On this patch of earth 152 years earlier, our two families would have battled to the death. Now we were smiling and wishing each other a good trip, admiring one another’s souvenirs.
At the end of the second day, we pulled into the parking lot of the Gettysburg cemetery and sat quietly, listening to the last section of The Red Badge of Courage. “He had rid himself of the red sickness of battle,” the speakers said. “The sultry nightmare was in the past . . .”
The reason we had such a terrible drive, I thought, was so we could have such a lovely trip. We could have stayed home. I’d wanted to. And we would have had a fine time. But how much better to have the infuriating low and exhilarating high. Neal made us do this; it was all his fault—and we had had one of the best times of our life.
“Are we going to get out of the car?” Oliver said after a minute of sitting there.
“Shhhh!” Neal and I said at once.
From the speakers: “He turned now with a lover’s thirst to images of tranquil skies, fresh meadows, cool brooks—an existence of soft and eternal peace. Over the river a golden ray of sun came through the hosts of leaden rain clouds.”
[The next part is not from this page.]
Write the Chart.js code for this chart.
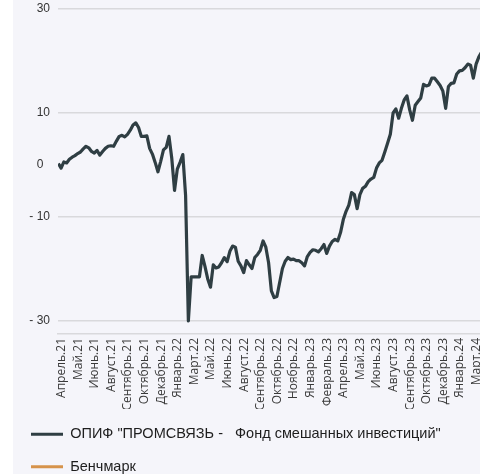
<!DOCTYPE html>
<html>
<head>
<meta charset="utf-8">
<script src="https://cdn.jsdelivr.net/npm/chart.js@4/dist/chart.umd.min.js"></script>
<style>
  body { margin: 0; background: #ffffff; }
  #wrap { position: absolute; left: 13px; top: 0; width: 467px; height: 474px; overflow: hidden; background: #f5f5fa; }
  #chart { display: block; }
</style>
</head>
<body>
<div id="wrap"><canvas id="chart" width="500" height="484"></canvas></div>
<script>
// Month labels as they appear under the axis (every ~29th trading day)
const tickLabels = [
  'Апрель.21', 'Май.21', 'Июнь.21', 'Август.21', 'Сентябрь.21', 'Октябрь.21', 'Декабрь.21',
  'Январь.22', 'Март.22', 'Май.22', 'Июнь.22', 'Август.22', 'Сентябрь.22', 'Октябрь.22',
  'Ноябрь.22', 'Январь.23', 'Февраль.23', 'Апрель.23', 'Май.23', 'Июнь.23', 'Август.23',
  'Сентябрь.23', 'Октябрь.23', 'Декабрь.23', 'Январь.24', 'Март.24'
];

// y axis ticks (gridline is not drawn at 0)
const yTickValues = [-30, -10, 0, 10, 30];
const yTickLabels = ['- 30', '- 10', '0  ', '10', '30'];

// Fund return, %, sampled six times per label step, first sample just before Апрель.21
const fundValues = [
   0.3, -0.6,  0.6,  0.4,  1.1,  1.5,  1.8,  2.2,  2.5,  3.1,  3.6,  3.3,
   2.6,  2.3,  2.8,  1.9,  2.6,  3.2,  3.6,  3.7,  3.6,  4.6,  5.5,  5.7,
   5.4,  5.9,  6.7,  7.7,  8.1,  7.2,  5.5,  5.5,  5.6,  3.2,  2.1,  0.5,
  -1.3,  0.7,  2.9,  3.4,  5.5,  1.3, -4.9, -0.8,  0.5,  2.0, -5.9, -30,
  -21.5, -21.5, -21.5, -21.5, -17.4, -19.5, -21.9, -23.5, -19.2, -19.8, -19.6, -18.8,
  -17.8, -18.6, -16.6, -15.6, -15.8, -18.5, -19.4, -20.7, -18.4, -19.2, -19.9, -17.8,
  -17.2, -16.4, -14.6, -15.8, -18.8, -24.2, -25.5, -25.3, -22.6, -19.9, -18.5, -17.8,
  -18.2, -18.1, -18.4, -18.4, -18.8, -19.4, -17.6, -16.8, -16.3, -16.4, -16.7, -16.1,
  -15.3, -17.0, -15.6, -14.7, -14.3, -14.6, -13.0, -10.5, -8.9, -7.7, -5.3, -5.7,
  -8.4, -5.7, -4.5, -4.1, -3.2, -2.7, -2.4, -0.6,  0.4,  0.9,  2.5,  4.2,
   5.9, 10.0, 10.8,  9.0, 10.9, 12.5, 13.3, 10.6,  8.6, 11.5, 12.2, 12.9,
  15.5, 15.2, 15.4, 16.7, 16.7, 16.0, 15.3, 14.2, 10.9, 15.1, 15.7, 15.8,
  17.5, 18.1, 18.2, 18.7, 19.4, 19.2, 16.7, 19.4, 20.8, 21.7
];
const benchmarkValues = [];

const SAMPLES_PER_LABEL = 6;
const X0 = -0.2;

const toPoints = arr => arr.map((v, i) => ({ x: X0 + i / SAMPLES_PER_LABEL, y: v }));

const FUND_COLOR = '#2f3e43';
const BENCH_COLOR = '#d6934b';

const ctx = document.getElementById('chart');
const chart = new Chart(ctx.getContext('2d'), {
  type: 'line',
  data: {
    datasets: [
      { label: 'ОПИФ "ПРОМСВЯЗЬ -   Фонд смешанных инвестиций"', data: toPoints(fundValues),
        borderColor: FUND_COLOR, backgroundColor: FUND_COLOR, borderWidth: 3.2, pointRadius: 0,
        tension: 0, borderJoinStyle: 'round' },
      { label: 'Бенчмарк', data: toPoints(benchmarkValues),
        borderColor: BENCH_COLOR, backgroundColor: BENCH_COLOR, borderWidth: 3, pointRadius: 0 }
    ]
  },
  options: {
    responsive: false,
    animation: false,
    devicePixelRatio: 1,
    layout: { padding: { top: 9, left: 0, right: 0, bottom: 0 } },
    plugins: {
      tooltip: { enabled: false },
      legend: {
        position: 'bottom',
        align: 'start',
        labels: {
          boxWidth: 32,
          boxHeight: 3,
          padding: 18,
          color: '#1e1e1e',
          font: { family: 'Liberation Sans', size: 14.5 },
          generateLabels: c => Chart.defaults.plugins.legend.labels.generateLabels(c)
            .map(l => Object.assign(l, { lineWidth: 0 }))
        }
      }
    },
    scales: {
      x: {
        type: 'linear',
        min: -0.22,
        max: 27.19,
        afterBuildTicks: s => { s.ticks = tickLabels.map((_, k) => ({ value: k })); },
        afterFit: s => { s.height = 75; },
        grid: { display: true, drawOnChartArea: false, drawTicks: false },
        border: { display: true, color: '#d9d9dc', width: 1.5 },
        ticks: {
          autoSkip: false,
          minRotation: 90,
          maxRotation: 90,
          padding: 4,
          color: '#3a3a3a',
          font: { family: 'Open Sans', size: 12 },
          callback: v => tickLabels[v]
        }
      },
      y: {
        min: -32.5,
        max: 30,
        afterBuildTicks: s => { s.ticks = yTickValues.map(v => ({ value: v })); },
        afterFit: s => { s.width = 45; s.paddingTop = 0; s.paddingBottom = 0; },
        grid: {
          drawTicks: false,
          lineWidth: 1.5,
          color: c => (c.tick && c.tick.value === 0) ? 'rgba(0,0,0,0)' : '#d9d9dc'
        },
        border: { display: false },
        ticks: {
          padding: 8,
          color: '#333333',
          font: { family: 'Liberation Sans', size: 12 },
          callback: v => yTickLabels[yTickValues.indexOf(v)]
        }
      }
    }
  }
});
</script>
</body>
</html>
A bugle played from the speakers, and the book was over.
Neal turned off the car.
“Yes,” he said, “now we can get out.”
As we walked toward the final stop on the tour, the cemetery, Neal glowed with the setting sun. Here he was, a small-town southerner who—I realized, for the first time in our marriage—had converted for me, a Yankee so urbanized that growing up I’d thought sparrows were baby pigeons.